El Crimen Perfecto
If vanity were a crime, Guillermo Toledo, the preening anti-hero of Alex de la Iglesia's scorching black comedy El Crimen Perfecto, would be an exceedingly well-groomed Charles Manson. Literally born in a mall department store, Toledo represents all the values of his adopted space: Style and refinement, an irresistibly seductive sales pitch, and an almost pathological need to maintain a hermetic sort of perfection. As the film opens, the mall seems as welcoming a utopian bubble as it does to the survivors in Dawn Of The Dead, but de la Iglesia stands ready with a pin, and before long, Toledo suffers for his superficiality. An aggressive farce powered by an exceedingly nasty worldview, the film tackles the twin evils of vanity and vulgarity with equal aplomb, and leaves no parties standing in the wake of its broad satirical swath.

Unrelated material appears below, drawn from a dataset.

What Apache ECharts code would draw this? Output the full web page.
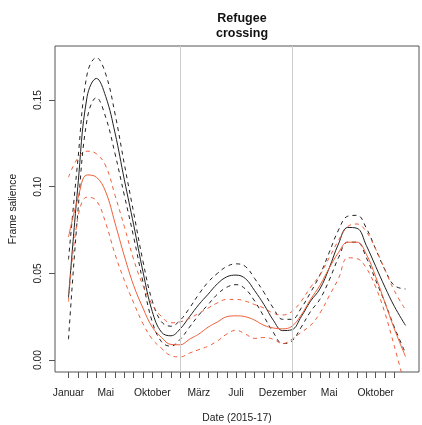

Introduced as the world's greatest salesman, Toledo works the ladies' section of a Madrid department store like a lion in the savanna, at one point likening a browsing customer to a gazelle in the underbrush. The women under his supervision are willing fantasy objects who are always up for a dressing-room quickie or an after-hours session where they cavort in a consumerist paradise. With his sycophantic minions by his side, Toledo wages a sales war against his criminally tacky menswear counterpart (Luis Varela) over who will get the coveted position of floor manager. When Toledo loses on a technicality, the two have a heated exchange that ends with Toledo accidentally murdering his rival. His problems deepen when the sole witness to the crime turns out to be Mónica Cervera, the only ugly duckling on his sales team, a grotesque cretin who enslaves him in a sexual blackmail scheme.
As it progresses from black comedy to something approaching surreal horror, El Crimen Perfecto swells into a nightmare reminiscent of Griffin Dunne's journey through Soho hell in After Hours. All of Toledo's masculine desires are thrown right back in his face, and the sick inadequacies of the outside world can no longer be avoided. This leads to inspired scenes like a dinner with Cervera's awful family, during which her psychotic 8-year-old sister claims that she's pregnant by a gym teacher who raped her, and she's keeping the baby. De la Iglesia might have been tempted to root for an underdog like Cervera, who looks like she's gotten no breaks in life, but he's an equal-opportunity offender, put off as much by her crassness and banality as he is by Toledo's hollow materialism. His is a comedy of the damned.